Sri Lanka rejects LTTE ceasefire

Thousands of civilians have been caught up in fighting between the Sri Lankan army and the LTTE [AFP]

The Sri Lankan government has rejected a unilateral ceasefire declaration by the Liberation Tigers of Tamil Eelam (LTTE), saying the announcement as "a joke".

The LTTE declared the truce earlier on Sunday, after suffering devastating military losses in their secessionist war with the government.

"In the face of an unprecedented humanitarian crisis and in response to the calls made by the UN, EU, the governments of India and others, the [LTTE] has announced a unilateral ceasefire," a statement on the group's website said on Sunday.

But Gotabaya Rajapaksa, the Sri Lanka defence secretary, said: "That is a joke.

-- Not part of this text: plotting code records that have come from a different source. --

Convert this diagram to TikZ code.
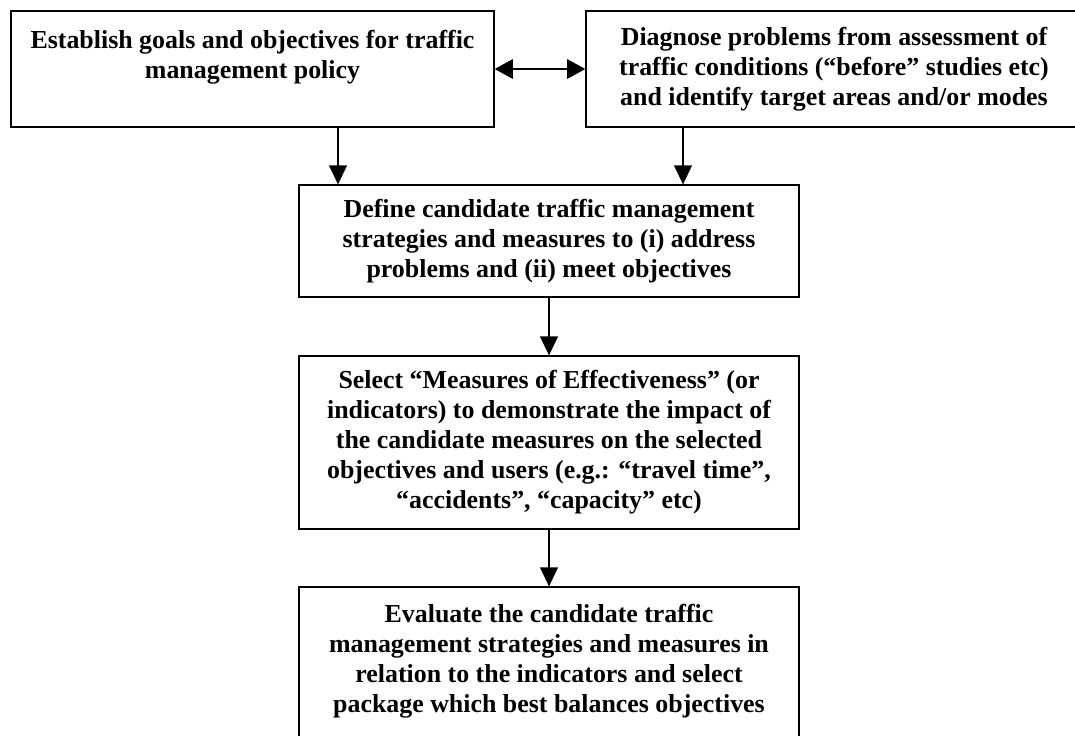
\documentclass[tikz,border=0pt]{standalone}
\usepackage{fontspec}
\setmainfont{Liberation Serif}
\usetikzlibrary{arrows.meta}
\newlength\pxu
\setlength\pxu{0.4633pt}
\tikzset{
  taskbox/.style={draw, line width=0.6pt, align=center, inner sep=0pt,
    font=\bfseries\fontsize{12}{13.9}\selectfont},
  flowarrow/.style={line width=0.6pt, -{Triangle[length=8.8pt,width=8.3pt]}},
  twoway/.style={line width=0.6pt, {Triangle[length=8.4pt,width=9pt]}-{Triangle[length=8.4pt,width=9pt]}},
}
\begin{document}
\begin{tikzpicture}[x=\pxu, y=-\pxu]
\useasboundingbox (0,0) rectangle (1075,735);
\clip (0,0) rectangle (1075,735);

% Top row
\node[taskbox, minimum width=483\pxu, minimum height=116\pxu] (goals) at (252.5,69)
  {Establish goals and objectives for traffic\\management policy\\ ~};
\node[taskbox, minimum width=496\pxu, minimum height=116\pxu] (diagnose) at (834,69)
  {Diagnose problems from assessment of\\traffic conditions (``before'' studies etc)\\and identify target areas and/or modes};

% Middle column
\node[taskbox, minimum width=500\pxu, minimum height=112\pxu] (define) at (549,241)
  {Define candidate traffic management\\strategies and measures to (i) address\\problems and (ii) meet objectives};
\node[taskbox, minimum width=500\pxu, minimum height=173\pxu] (select) at (549,442.5)
  {Select ``Measures of Effectiveness'' (or\\indicators) to demonstrate the impact of\\the candidate measures on the selected\\objectives and users (e.g.: ``travel time'',\\``accidents'', ``capacity'' etc)};
\node[taskbox, minimum width=500\pxu, minimum height=173\pxu] (evaluate) at (549,673.5)
  {Evaluate the candidate traffic\\management strategies and measures in\\relation to the indicators and select\\package which best balances objectives\\ ~};

% Connectors
\coordinate (leftdrop) at (338,0);
\coordinate (rightdrop) at (683,0);
\draw[twoway] (goals.east) -- (diagnose.west);
\draw[flowarrow] (goals.south -| leftdrop) -- (define.north -| leftdrop);
\draw[flowarrow] (diagnose.south -| rightdrop) -- (define.north -| rightdrop);
\draw[flowarrow] (define.south) -- (select.north);
\draw[flowarrow] (select.south) -- (evaluate.north);

\end{tikzpicture}
\end{document}
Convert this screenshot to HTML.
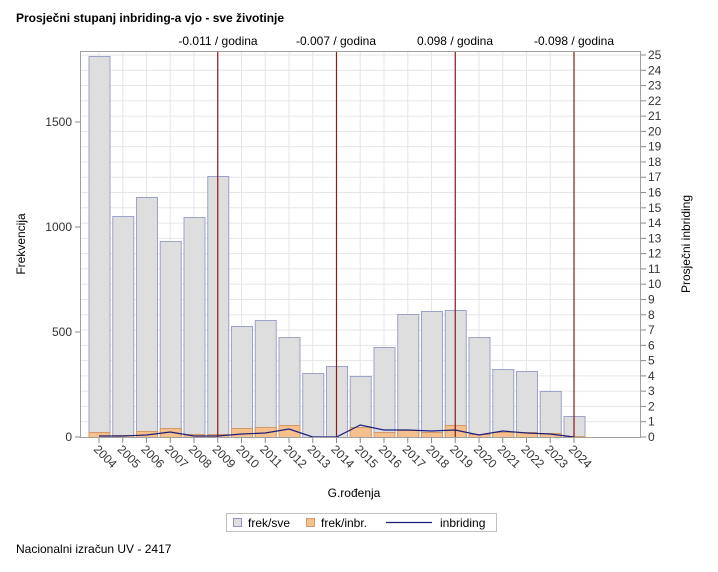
<!DOCTYPE html>
<html><head><meta charset="utf-8"><style>
body{margin:0;background:#fff;font-family:"Liberation Sans",sans-serif}
</style></head><body>
<svg width="718" height="567" xmlns="http://www.w3.org/2000/svg" font-family="Liberation Sans, sans-serif">
<rect width="718" height="567" fill="#fff"/>
<text x="16" y="22" font-size="12" font-weight="bold">Prosječni stupanj inbriding-a vjo - sve životinje</text>
<g id="grid" stroke="#e6e6e6" stroke-width="1"></g>
<g id="bars"></g>
<rect x="80.5" y="51.5" width="560" height="386" fill="none" stroke="#a0a0a0"/>
<g id="axes" font-size="12" fill="#333"></g>
<text x="354" y="497" font-size="12" text-anchor="middle">G.rođenja</text>
<text transform="translate(25,244) rotate(-90)" font-size="12" text-anchor="middle">Frekvencija</text>
<text transform="translate(690,244) rotate(-90)" font-size="12" text-anchor="middle">Prosječni inbriding</text>
<g font-size="12" text-anchor="middle">
<text x="218" y="45">-0.011 / godina</text>
<text x="336" y="45">-0.007 / godina</text>
<text x="455" y="45">0.098 / godina</text>
<text x="574" y="45">-0.098 / godina</text>
</g>
<rect x="226.5" y="513.5" width="270" height="18" fill="#fff" stroke="#c0c0c0"/>
<rect x="233.5" y="518.5" width="8" height="8" fill="#dedede" stroke="#8f94c0"/>
<text x="248" y="527" font-size="12">frek/sve</text>
<rect x="306.5" y="518.5" width="8" height="8" fill="#f5c08e" stroke="#d29a66"/>
<text x="321" y="527" font-size="12">frek/inbr.</text>
<line x1="386" y1="522.5" x2="432" y2="522.5" stroke="#1c1f7a" stroke-width="1.2"/>
<text x="440" y="527" font-size="12">inbriding</text>
<text x="16" y="553" font-size="12">Nacionalni izračun UV - 2417</text>
<script>
const ns="http://www.w3.org/2000/svg";
function el(p,t,a,txt){const e=document.createElementNS(ns,t);for(const k in a)e.setAttribute(k,a[k]);if(txt!==undefined)e.textContent=txt;p.appendChild(e);return e;}
const grid=document.getElementById('grid'),bars=document.getElementById('bars'),ax=document.getElementById('axes');
const X=i=>99+i*23.75, Y0=437;
for(let u=1;u<=25;u++){const y=Y0-u*15.28;el(grid,'line',{x1:81,x2:640,y1:y,y2:y});}
for(let i=0;i<21;i++)el(grid,'line',{x1:X(i),x2:X(i),y1:52,y2:437});
const tops=[56,216,197,241,217,176,326,320,337,373,366,376,347,314,311,310,337,369,371,391,416];
const oh=[5,2,6,9,3,3,9,10,12,0,0,10,5,7,5,12,3,5,5,4,1];
const ly=[436,436,435,432,436,436,434,433,429,437,437,425,430,430,431,430,435,431,433,434,437];
for(let i=0;i<21;i++){const x=X(i)-10.5;
el(bars,'rect',{x:x+.5,y:tops[i]+.5,width:21,height:Y0-tops[i],fill:'#dedede',stroke:'#9da2c8'});
if(oh[i])el(bars,'rect',{x:x+.5,y:Y0-oh[i]+.5,width:21,height:oh[i],fill:'#f5c08e',stroke:'#d29a66'});}
[5,10,15,20].forEach(i=>el(bars,'line',{x1:X(i),x2:X(i),y1:51,y2:437,stroke:'#8b1a1a','stroke-width':1.2}));
el(bars,'polyline',{points:ly.map((y,i)=>X(i)+','+y).join(' '),fill:'none',stroke:'#1c1f7a','stroke-width':1.2});
[0,500,1000,1500].forEach(v=>{const y=Y0-v*0.21;el(ax,'line',{x1:75,x2:80,y1:y,y2:y,stroke:'#888'});el(ax,'text',{x:72,y:y+4,'text-anchor':'end'},v);});
for(let u=0;u<=25;u++){const y=Y0-u*15.28;el(ax,'line',{x1:641,x2:646,y1:y,y2:y,stroke:'#888'});el(ax,'text',{x:648,y:y+4},u);}
for(let i=0;i<21;i++){const x=X(i);el(ax,'line',{x1:x,x2:x,y1:438,y2:443,stroke:'#888'});
el(ax,'text',{transform:`translate(${x-6},${450}) rotate(45)`},2004+i);}
</script>
</svg>
</body></html>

"They were not fighting with us, they were running from us. There is no need of a ceasefire. They must surrender. That is it."

'Propaganda war'

Brigadier Udaya Nanayakkara, the Sri Lankan military spokesman, told Al Jazeera: “We have very clearly indicated to them from the beginning that they have to lay down their arms and come and surrender.

"We expect all the LTTE cadres to come and surrender. It will automatically become a ceasefire if they lay down arms and surrender.”

David Chater, Al Jazeera's correspondent in Colombo, said: "The [LTTE] announcement was just another weapon in a propaganda war.

"The government has said all along there would not be a pause in the fighting ... as the Tamil Tigers have previously used it to strengthen their positions and take child soldiers into their ranks.

"By declaring a unilateral ceasefire, it put pressure on the Sri Lanka government as it means ... any pause would allow John Holmes [the United Nations' humanitarian chief] to go in and assess the situation."

'Military bombings'

Earlier, Sri Lanka's air force denied claims that it has dropped bombs close to civilians trapped in a conflict zone held by Tamil Tiger rebels.

The denial came after a Tamil television channel in Canada released a video appearing to show a Sri Lankan warplane shelling areas as civilians sheltered in trenches, saying the raids had been carried out over the past two days.

Janka Nayakkara, Sri Lankan air force spokesman, told Al Jazeera: "These are just baseless allegations.

"I don't see how anybody can identify that these bombs have been dropped on Sri Lankan soil or whether the aircraft has markings of the Sri Lankan air force."

He said the air force had not carried out any "offensive operations".

It is impossible to independently verify the veracity of the video footage as journalists and aid agencies are banned from entering the country's conflict zone.

'Civilians trapped'

The claims came as Holmes arrived in Sri Lanka for talks with the government on getting aid to people trapped in the conflict.

Civilians remaining in the conflict zone are believed to be without sufficient food [AFP]

"The top priority remains the preservation of the lives of the tens of thousands of civilians still trapped inside the combat zone," Holmes said.

Gordon Weiss, the UN spokesman in Sri Lanka, told Al Jazeera that Holmes would press "top government officials" to allow UN teams and aid to reach trapped civilians.

"He will be taking to them the very clear message that has been repeated many times ... that civilians must not be made to suffer in the course of this conflict to the extent that they obviously are," he said.

The civilians' situation has deteriorated in recent days with the Sri Lankan military pressing ahead with its offensive to destroy the LTTE in a war that has been raging for a quarter of a century.

Aid workers say more than 100,000 civilians have packed into government-run camps for the displaced after managing to flee the conflict zone.

The Tigers, listed as a "terror group" by many Western nations, have been fighting since 1983 for an ethnic Tamil state in the north and east after decades of what they call marginalisation by governments dominated by the Sinhalese majority.